**THE REQUEST**
Find the lines of data that contain the string "this", then list them.
━━ LISTED RECORDS
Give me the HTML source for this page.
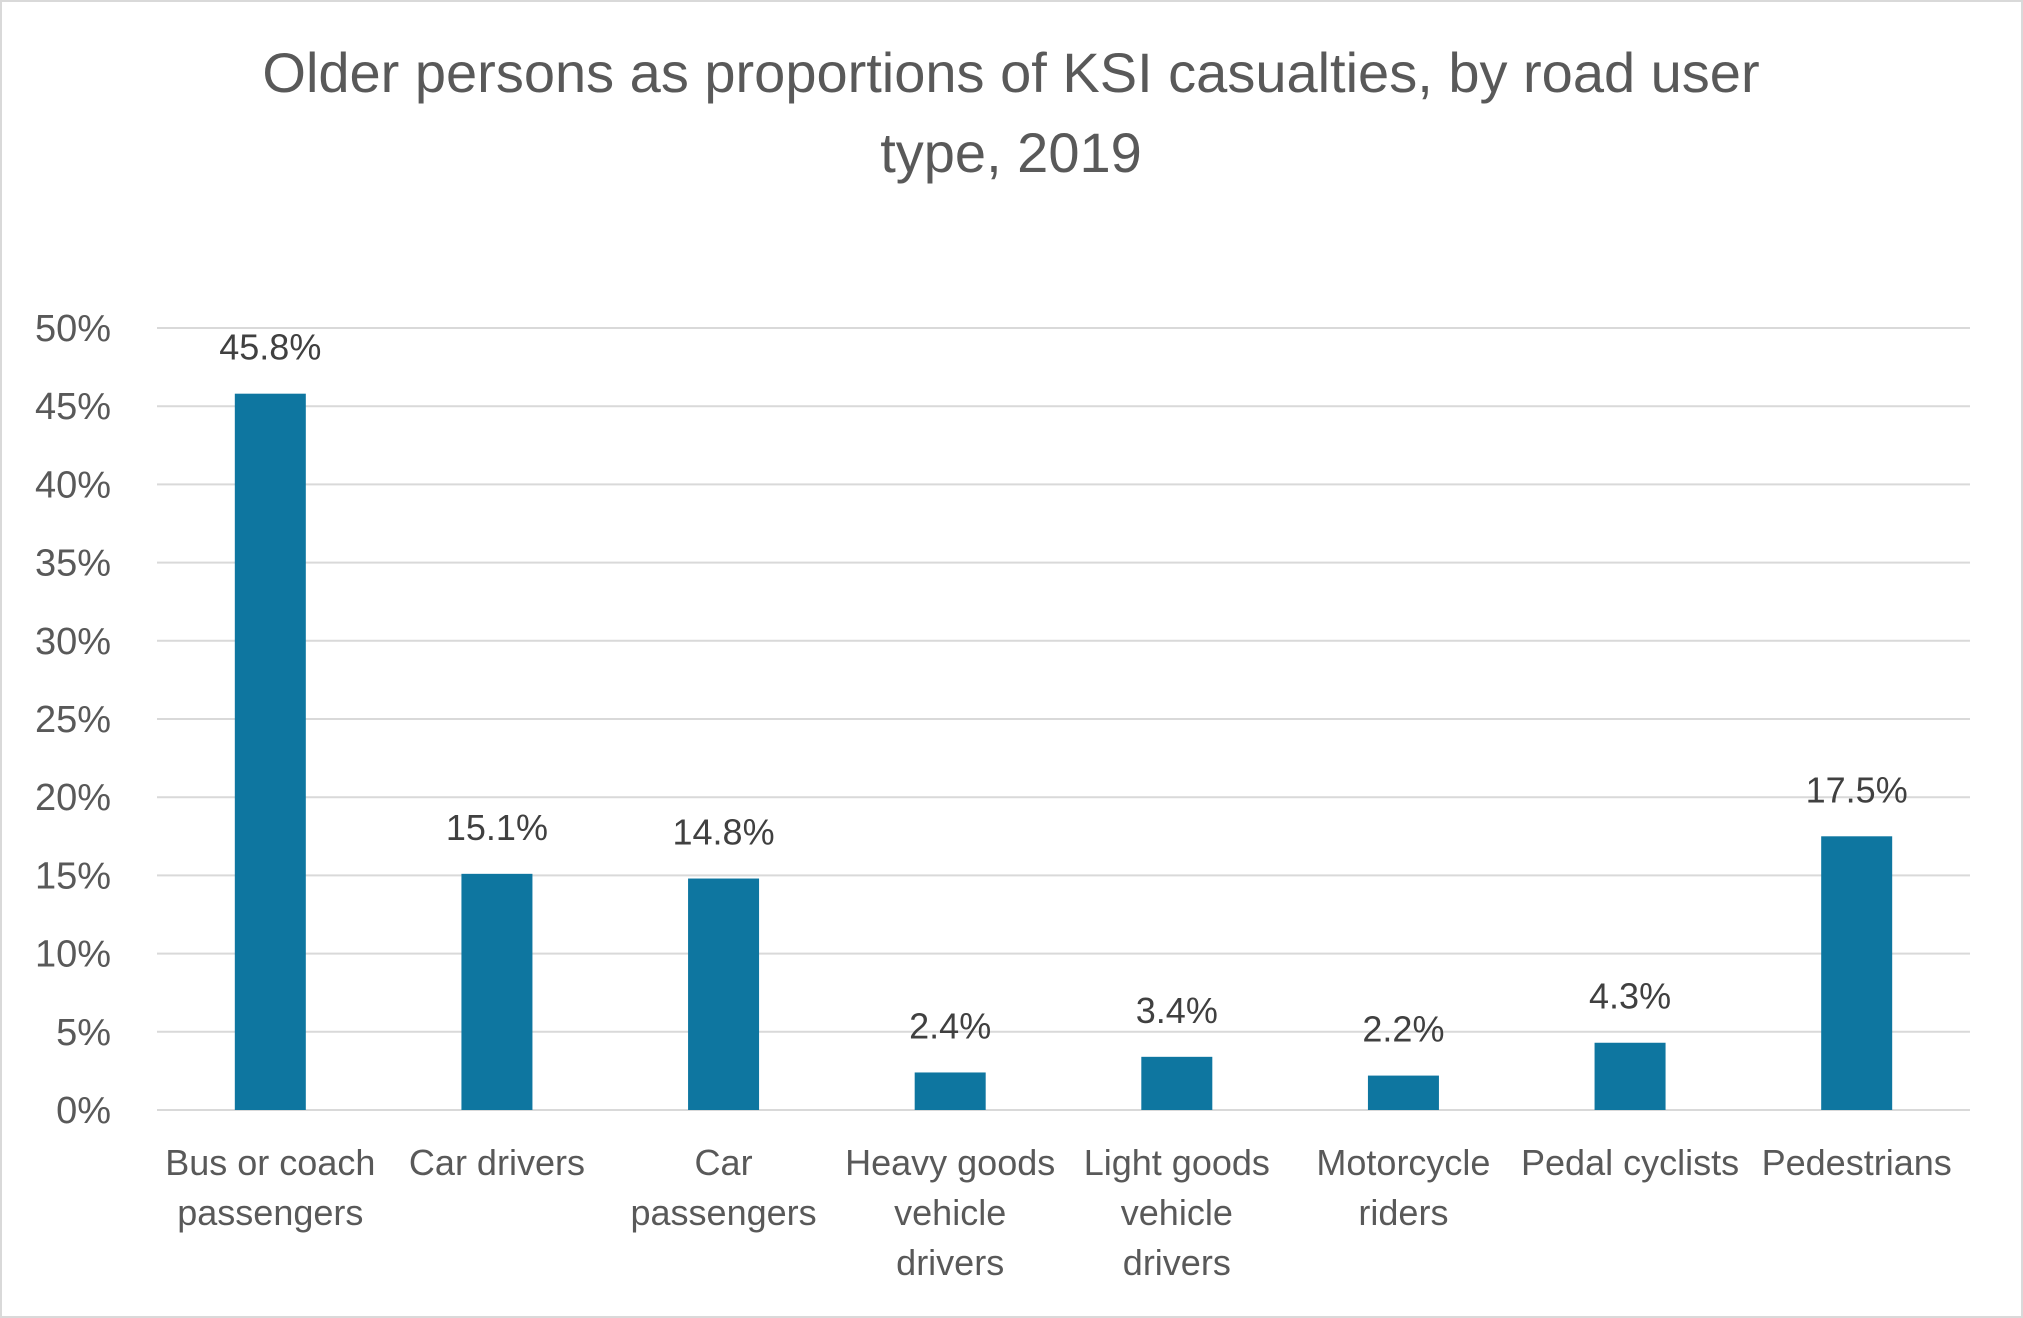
━━━━
━━ LISTED RECORDS
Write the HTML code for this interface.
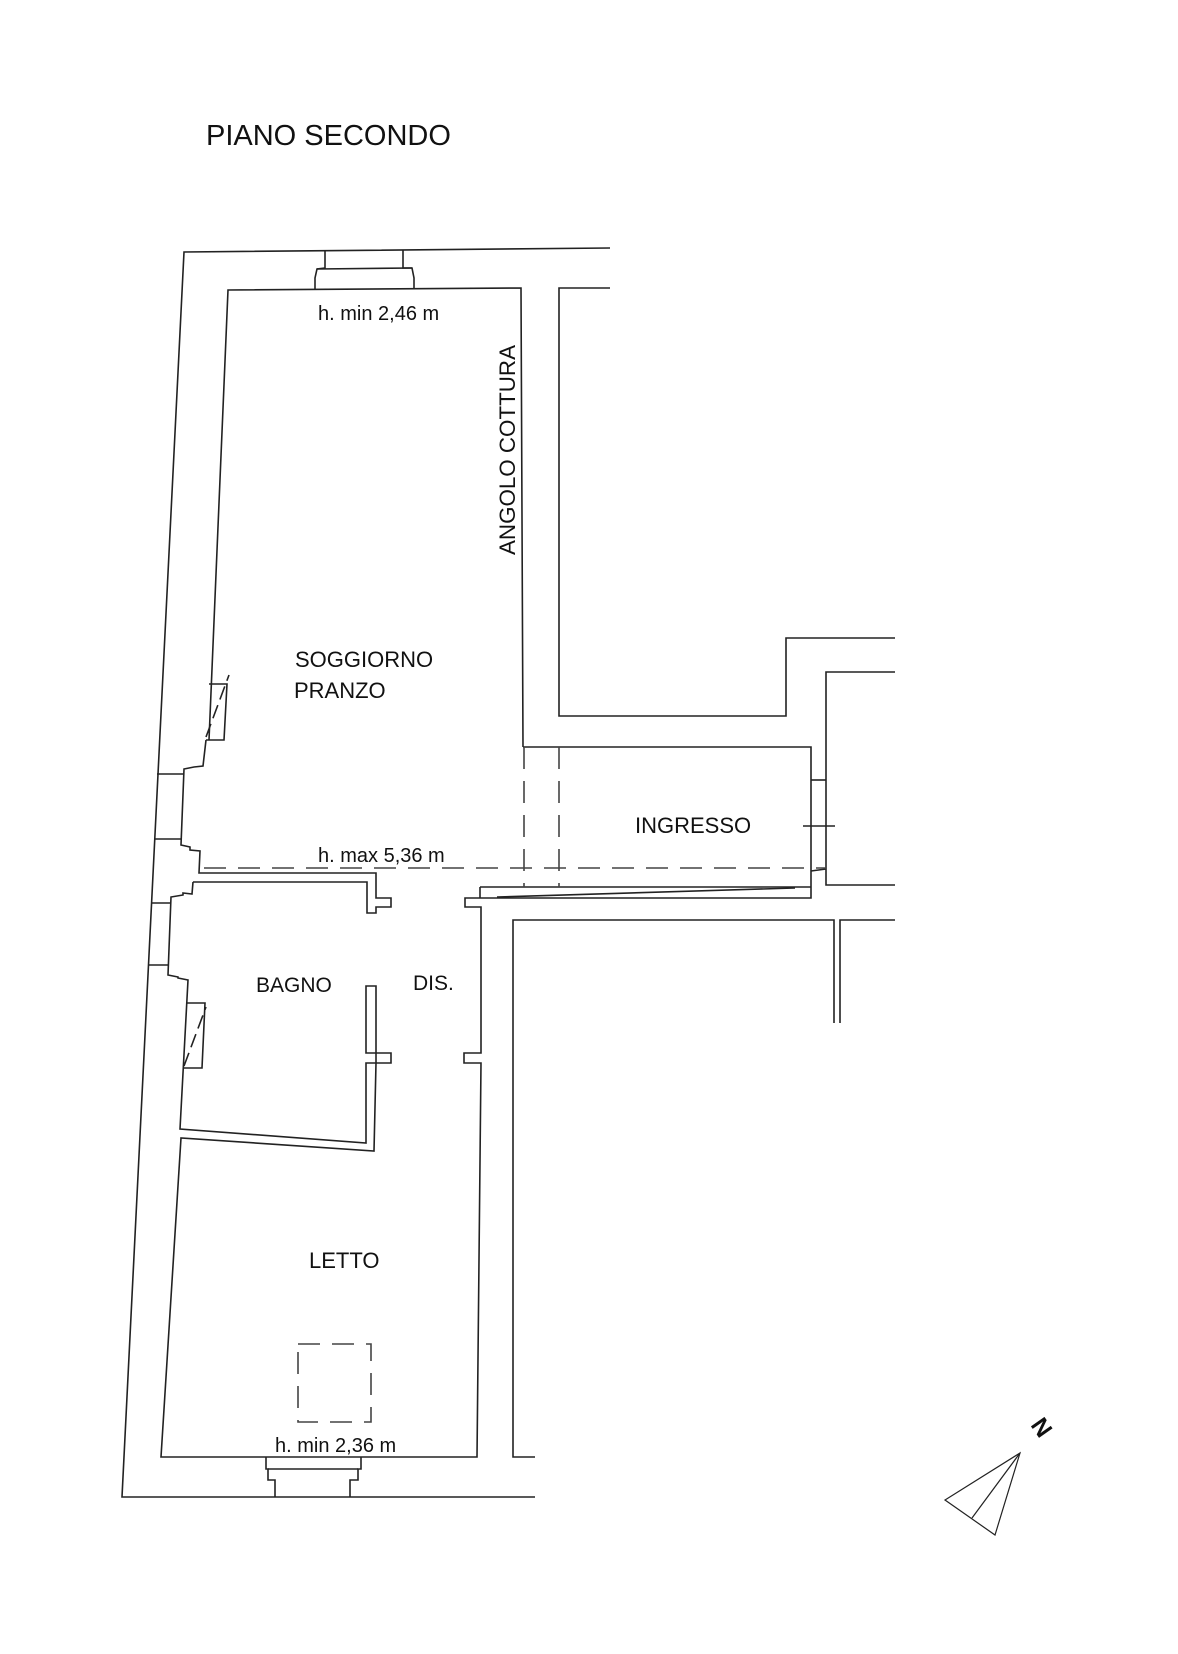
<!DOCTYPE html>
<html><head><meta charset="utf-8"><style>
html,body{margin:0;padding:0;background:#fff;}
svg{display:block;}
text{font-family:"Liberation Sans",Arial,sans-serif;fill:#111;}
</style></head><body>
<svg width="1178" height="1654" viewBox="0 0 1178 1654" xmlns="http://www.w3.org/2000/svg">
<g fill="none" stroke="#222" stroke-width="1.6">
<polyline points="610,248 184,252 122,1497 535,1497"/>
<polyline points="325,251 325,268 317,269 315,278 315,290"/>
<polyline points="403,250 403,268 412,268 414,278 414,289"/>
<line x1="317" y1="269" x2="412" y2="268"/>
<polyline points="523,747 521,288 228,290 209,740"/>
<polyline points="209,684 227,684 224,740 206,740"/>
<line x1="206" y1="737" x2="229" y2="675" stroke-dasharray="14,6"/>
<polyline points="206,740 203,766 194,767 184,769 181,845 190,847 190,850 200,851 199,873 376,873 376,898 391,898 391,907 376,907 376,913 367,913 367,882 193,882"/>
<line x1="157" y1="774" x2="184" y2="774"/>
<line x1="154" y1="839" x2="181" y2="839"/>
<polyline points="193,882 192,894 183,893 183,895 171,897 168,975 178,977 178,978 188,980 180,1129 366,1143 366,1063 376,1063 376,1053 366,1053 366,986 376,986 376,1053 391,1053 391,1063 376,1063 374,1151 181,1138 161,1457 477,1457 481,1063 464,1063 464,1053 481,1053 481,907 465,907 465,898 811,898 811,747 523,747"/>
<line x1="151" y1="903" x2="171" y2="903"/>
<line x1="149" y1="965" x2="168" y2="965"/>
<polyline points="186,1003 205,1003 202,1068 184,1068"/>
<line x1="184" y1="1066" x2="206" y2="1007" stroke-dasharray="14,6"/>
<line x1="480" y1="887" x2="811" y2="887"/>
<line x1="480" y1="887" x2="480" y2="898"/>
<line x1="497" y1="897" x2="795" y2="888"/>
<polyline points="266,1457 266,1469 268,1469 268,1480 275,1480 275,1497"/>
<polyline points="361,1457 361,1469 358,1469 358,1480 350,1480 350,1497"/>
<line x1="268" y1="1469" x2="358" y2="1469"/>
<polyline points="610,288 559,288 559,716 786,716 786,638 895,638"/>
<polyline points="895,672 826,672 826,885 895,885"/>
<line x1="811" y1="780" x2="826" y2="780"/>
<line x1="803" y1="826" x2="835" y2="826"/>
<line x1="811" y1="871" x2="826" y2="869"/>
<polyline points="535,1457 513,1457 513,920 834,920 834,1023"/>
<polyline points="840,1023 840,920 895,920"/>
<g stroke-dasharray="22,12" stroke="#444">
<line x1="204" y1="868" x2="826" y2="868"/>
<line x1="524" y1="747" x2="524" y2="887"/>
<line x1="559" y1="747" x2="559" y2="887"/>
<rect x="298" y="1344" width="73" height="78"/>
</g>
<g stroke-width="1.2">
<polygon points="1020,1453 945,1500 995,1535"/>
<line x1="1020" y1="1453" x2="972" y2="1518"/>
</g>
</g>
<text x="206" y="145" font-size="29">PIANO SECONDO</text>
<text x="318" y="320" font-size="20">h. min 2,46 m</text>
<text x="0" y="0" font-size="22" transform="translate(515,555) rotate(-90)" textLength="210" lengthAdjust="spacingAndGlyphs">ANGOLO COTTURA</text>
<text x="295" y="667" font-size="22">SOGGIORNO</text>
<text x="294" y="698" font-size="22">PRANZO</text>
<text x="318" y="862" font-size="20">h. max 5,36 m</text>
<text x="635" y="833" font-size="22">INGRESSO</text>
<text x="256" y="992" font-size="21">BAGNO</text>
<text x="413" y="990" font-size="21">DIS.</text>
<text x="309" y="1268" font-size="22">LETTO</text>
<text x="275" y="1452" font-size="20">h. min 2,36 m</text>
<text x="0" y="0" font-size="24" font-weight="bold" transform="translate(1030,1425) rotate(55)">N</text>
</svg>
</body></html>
━━━━
**TASK RESULT**
Give me the HTML source for this page.
Write the HTML code for this interface.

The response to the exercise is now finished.